What Happens if Insurers No Longer Have to Cover ACA’s 10 Mandated Benefits

The Trump administration’s plan to place more power in states’ hands regarding what needs to be covered and what doesn’t falls as a blessing for some, a curse for others. The ACA says that plans sold to individuals and small businesses must cover 10 benefits:

  • Ambulatory patient services
  • Emergency services
  • Hospitalization
  • Maternity and newborn care
  • Mental health and substance use disorder services, including behavioral health treatment
  • Prescription drugs
  • Rehabilitative and habilitative services and devices
  • Laboratory services
  • Preventive and wellness services and chronic disease management
  • Pediatric services, including oral and vision care

The mandate fuels insurers’ concern about how to control the costs of benefit packages, as Managed Care noted in 2011. Now, the Wall Street Journal digs down to see just how the easing of those mandates affects individuals.

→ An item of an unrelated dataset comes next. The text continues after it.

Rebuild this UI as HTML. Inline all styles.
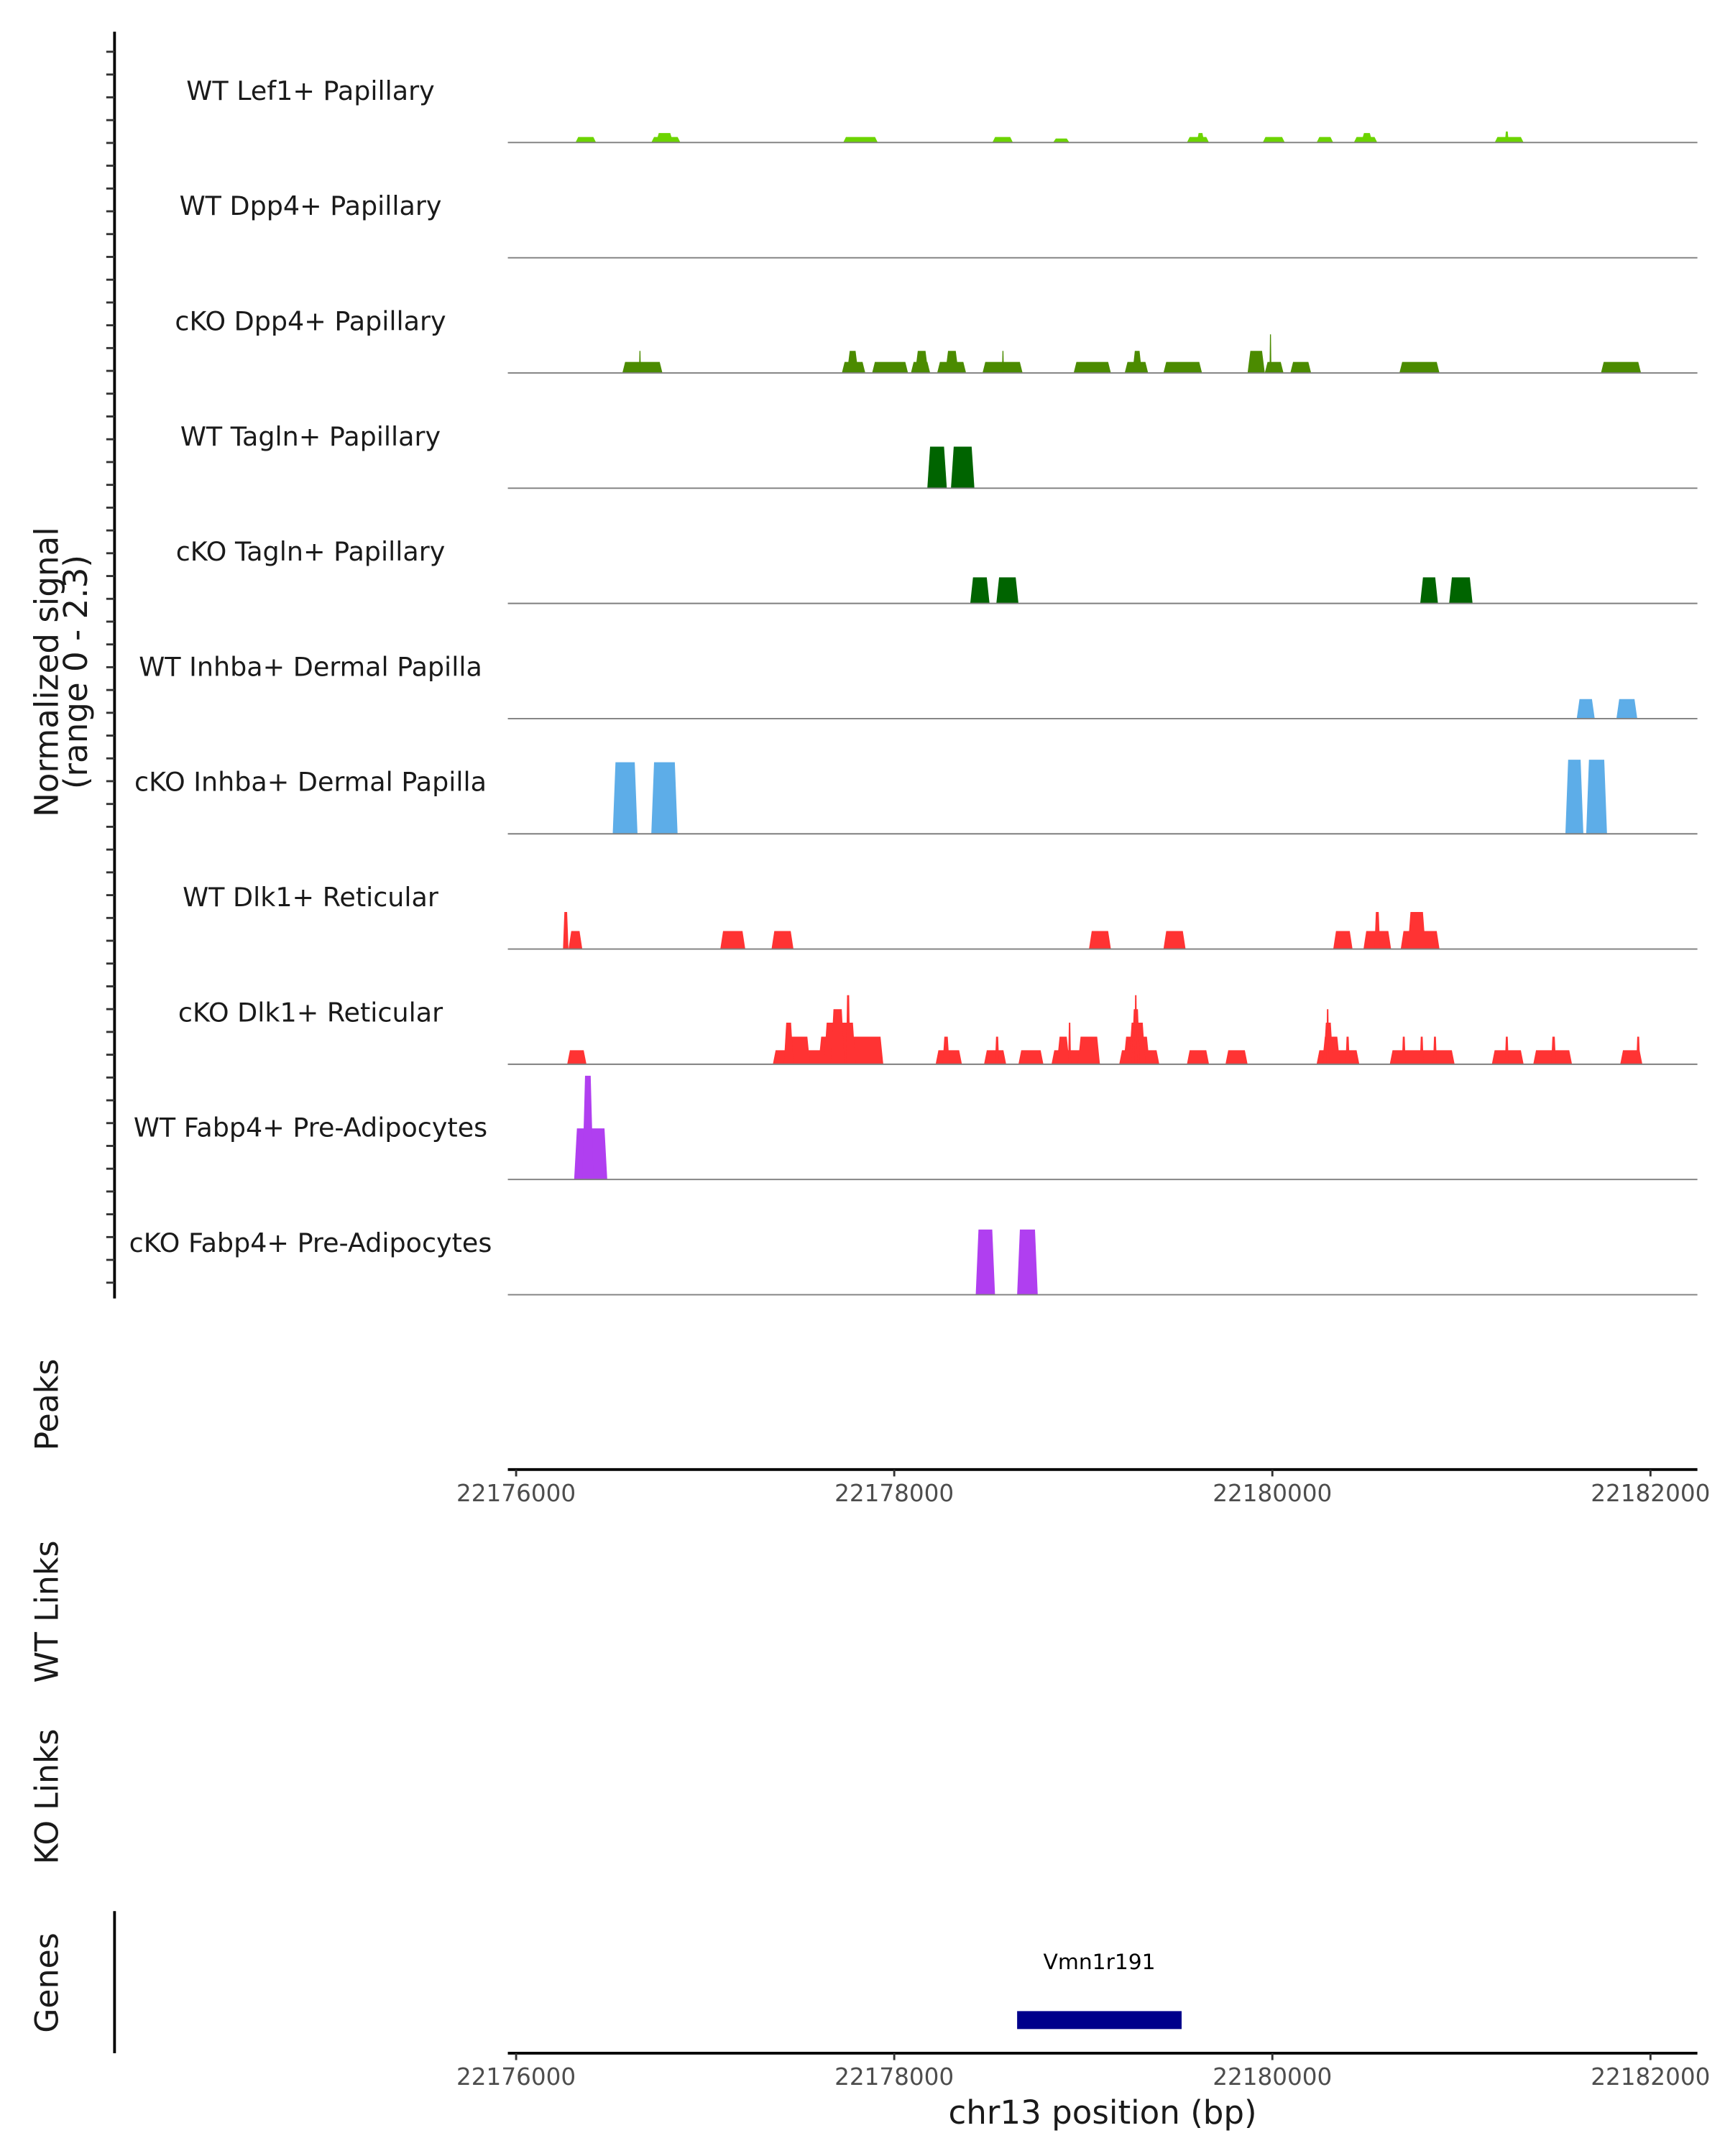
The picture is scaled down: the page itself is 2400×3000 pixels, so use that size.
<!DOCTYPE html>
<html><head><meta charset="utf-8">
<style>
html,body{margin:0;padding:0;background:#fff;}
svg{display:block;font-family:"DejaVu Sans","Liberation Sans",sans-serif;}
</style></head>
<body>
<svg id="chart" width="2400" height="3000" viewBox="0 0 1250 1562.5" xmlns="http://www.w3.org/2000/svg">
<rect x="0" y="0" width="1250" height="1562.5" fill="#fff"/>
<g id="tracks"></g>
<g id="yaxis"></g>
<text transform="translate(42,487) rotate(-90)" text-anchor="middle" font-size="23.5" fill="#1a1a1a">Normalized signal</text>
<text transform="translate(63,487) rotate(-90)" text-anchor="middle" font-size="23.5" fill="#1a1a1a">(range 0 - 2.3)</text>
<text transform="translate(42,1018) rotate(-90)" text-anchor="middle" font-size="23" fill="#1a1a1a">Peaks</text>
<text transform="translate(42,1168) rotate(-90)" text-anchor="middle" font-size="23" fill="#1a1a1a">WT Links</text>
<text transform="translate(42,1302) rotate(-90)" text-anchor="middle" font-size="23" fill="#1a1a1a">KO Links</text>
<text transform="translate(42,1437) rotate(-90)" text-anchor="middle" font-size="23" fill="#1a1a1a">Genes</text>
<line x1="83" y1="1385" x2="83" y2="1488" stroke="#000" stroke-width="2"/>
<g id="xaxes"></g>
<g id="genes"></g>
<text x="799" y="1539" text-anchor="middle" font-size="23.5" fill="#1a1a1a">chr13 position (bp)</text>
</svg>
<script>
const regionStart = 22176000;
const xTickValues = [22176000, 22178000, 22180000, 22182000];
const trackNames = ["WT Lef1+ Papillary","WT Dpp4+ Papillary","cKO Dpp4+ Papillary","WT Tagln+ Papillary","cKO Tagln+ Papillary","WT Inhba+ Dermal Papilla","cKO Inhba+ Dermal Papilla","WT Dlk1+ Reticular","cKO Dlk1+ Reticular","WT Fabp4+ Pre-Adipocytes","cKO Fabp4+ Pre-Adipocytes"];
const trackColors = ["#6cd400","#4b8b00","#4b8b00","#006400","#006400","#5dade8","#5dade8","#ff3333","#ff3333","#b03ff0","#b03ff0"];
// segments: [startOffsetBp, endOffsetBp, signal]
const lef1WT = [[314,423,0.11],[715,869,0.11],[740,830,0.19],[1730,1913,0.11],[2519,2628,0.11],[2840,2927,0.08],[3548,3665,0.11],[3600,3640,0.19],[3949,4066,0.11],[4234,4322,0.11],[4431,4555,0.11],[4470,4530,0.19],[5176,5329,0.11],[5230,5250,0.22]];
const dpp4WT = [];
const dpp4KO = [[562,774,0.22],[650,660,0.44],[1723,1847,0.22],[1750,1810,0.44],[1883,2073,0.22],[2088,2190,0.22],[2110,2180,0.44],[2227,2380,0.22],[2270,2340,0.44],[2467,2679,0.22],[2570,2580,0.44],[2949,3146,0.22],[3219,3343,0.22],[3260,3310,0.44],[3424,3628,0.22],[3869,3960,0.44],[3960,4059,0.22],[3985,3995,0.77],[4095,4205,0.22],[4672,4884,0.22],[5738,5950,0.22]];
const taglnWT = [[2175,2278,0.83],[2300,2424,0.83]];
const taglnKO = [[2402,2504,0.52],[2540,2657,0.52],[4782,4876,0.52],[4935,5059,0.52]];
const inhbaWT = [[5610,5705,0.39],[5820,5930,0.39]];
const inhbaKO = [[511,642,1.43],[715,854,1.43],[5550,5645,1.48],[5660,5770,1.48]];
const dlk1WT = [[248,277,0.74],[277,350,0.36],[1080,1212,0.36],[1351,1467,0.36],[3030,3146,0.36],[3424,3541,0.36],[4322,4424,0.36],[4482,4628,0.36],[4540,4570,0.74],[4679,4884,0.36],[4716,4811,0.74]];
const dlk1KO = [[270,372,0.28],[1358,1942,0.28],[1416,1555,0.55],[1416,1467,0.83],[1599,1942,0.55],[1628,1796,0.83],[1664,1737,1.1],[1745,1767,1.38],[2219,2358,0.28],[2256,2292,0.55],[2475,2592,0.28],[2533,2555,0.55],[2657,2789,0.28],[2832,3088,0.28],[2860,2927,0.55],[2920,2935,0.83],[2971,3088,0.55],[3190,3402,0.28],[3212,3351,0.55],[3241,3329,0.83],[3256,3300,1.1],[3270,3285,1.38],[3548,3665,0.28],[3752,3869,0.28],[4234,4460,0.28],[4263,4358,0.55],[4270,4322,0.83],[4285,4300,1.1],[4387,4409,0.55],[4621,4964,0.28],[4685,4705,0.55],[4780,4800,0.55],[4850,4870,0.55],[5161,5329,0.28],[5230,5250,0.55],[5380,5585,0.28],[5475,5500,0.55],[5840,5957,0.28],[5925,5945,0.55]];
const fabp4WT = [[307,482,1.02],[350,409,2.07]];
const fabp4KO = [[2431,2533,1.3],[2650,2759,1.3]];
const geneName = "Vmn1r191";
const geneStart = 22178650;
const geneEnd = 22179520;

const allTracks = [lef1WT,dpp4WT,dpp4KO,taglnWT,taglnKO,inhbaWT,inhbaKO,dlk1WT,dlk1KO,fabp4WT,fabp4KO];
const NS = "http://www.w3.org/2000/svg";
const plotL = 368, plotR = 1230;
const firstBase = 103.3, trackH = 83.5, yMax = 2.3;
function xScale(bp){ return 374 + (bp - regionStart) / 2000 * 274; }
function yScale(v, base){ return base - v / yMax * trackH; }
function mk(tag, attrs, parent){ const e = document.createElementNS(NS, tag); for (const k in attrs) e.setAttribute(k, attrs[k]); parent.appendChild(e); return e; }

const tg = document.getElementById('tracks');
allTracks.forEach((segs, i) => {
  const base = firstBase + i * trackH;
  const g = mk('g', {}, tg);
  
  
  const lab = mk('text', {x: 225, y: base - 31, 'text-anchor': 'middle', 'font-size': 19, fill: '#1a1a1a'}, g);
  lab.textContent = trackNames[i];
  
  
  segs.forEach(s => {
    const x1 = xScale(regionStart + s[0]), x2 = xScale(regionStart + s[1]);
    const yt = yScale(s[2], base);
    const sl = Math.min(2, (x2 - x1) / 4);
    const p = mk('polygon', {points: `${x1},${base} ${x1+sl},${yt} ${x2-sl},${yt} ${x2},${base}`, fill: trackColors[i]}, g);
    
    
  });
  const bl = mk('line', {x1: plotL, x2: plotR, y1: base, y2: base, stroke: '#7f7f7f', 'stroke-width': 1}, g);
  
  
});

const ya = document.getElementById('yaxis');
mk('line', {x1: 83, x2: 83, y1: 23, y2: 941, stroke: '#000', 'stroke-width': 2}, ya);
for (let y = 37.5; y < 941; y += 16.52) {
  const t = mk('line', {x1: 77, x2: 83, y1: y, y2: y, stroke: '#333', 'stroke-width': 1.5}, ya);
  
  
}

const xa = document.getElementById('xaxes');
[1065, 1488].forEach((ay, k) => {
  const g = mk('g', {}, xa);
  
  
  mk('line', {x1: plotL, x2: plotR, y1: ay, y2: ay, stroke: '#000', 'stroke-width': 2}, g);
  xTickValues.forEach(v => {
    const x = xScale(v);
    mk('line', {x1: x, x2: x, y1: ay, y2: ay + 5, stroke: '#333', 'stroke-width': 1.5}, g);
    const t = mk('text', {x: x, y: ay + 23, 'text-anchor': 'middle', 'font-size': 17, fill: '#4d4d4d'}, g);
    t.textContent = v;
    
    
  });
});

const gg = document.getElementById('genes');
const gx1 = xScale(geneStart), gx2 = xScale(geneEnd);
const gr = mk('rect', {x: gx1, y: 1457.5, width: gx2 - gx1, height: 13, fill: '#00008b'}, gg);


const gl = mk('text', {x: (gx1 + gx2) / 2, y: 1427, 'text-anchor': 'middle', 'font-size': 15.5, fill: '#000'}, gg);
gl.textContent = geneName;


</script>
</body></html>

Small business owner Tom Skahill didn’t pay for maternity or mental health benefits before the ACA. Now, he must. He tells the Wall Street Journal: “It’s kind of like a vegan going to the store and being forced to buy a steak. I’m being forced to buy a product that I will never use.” His premiums have increased more than 50%.

Then there’s Michelle Boyle Wadzinski, whose 18-year-old daughter, Eva, has epilepsy and needs about $5,000 worth of medications each month. In addition, she may have brain surgery. “Ms. Wadzinski, who isn’t currently working as she takes care of her daughter, says she values the cap on out-of-pocket costs that the health law requires, and the required benefits package,” the Wall Street Journal reports.

Wadzinski told the newspaper: “It would be a really bad thing if drug benefits aren’t mandated.”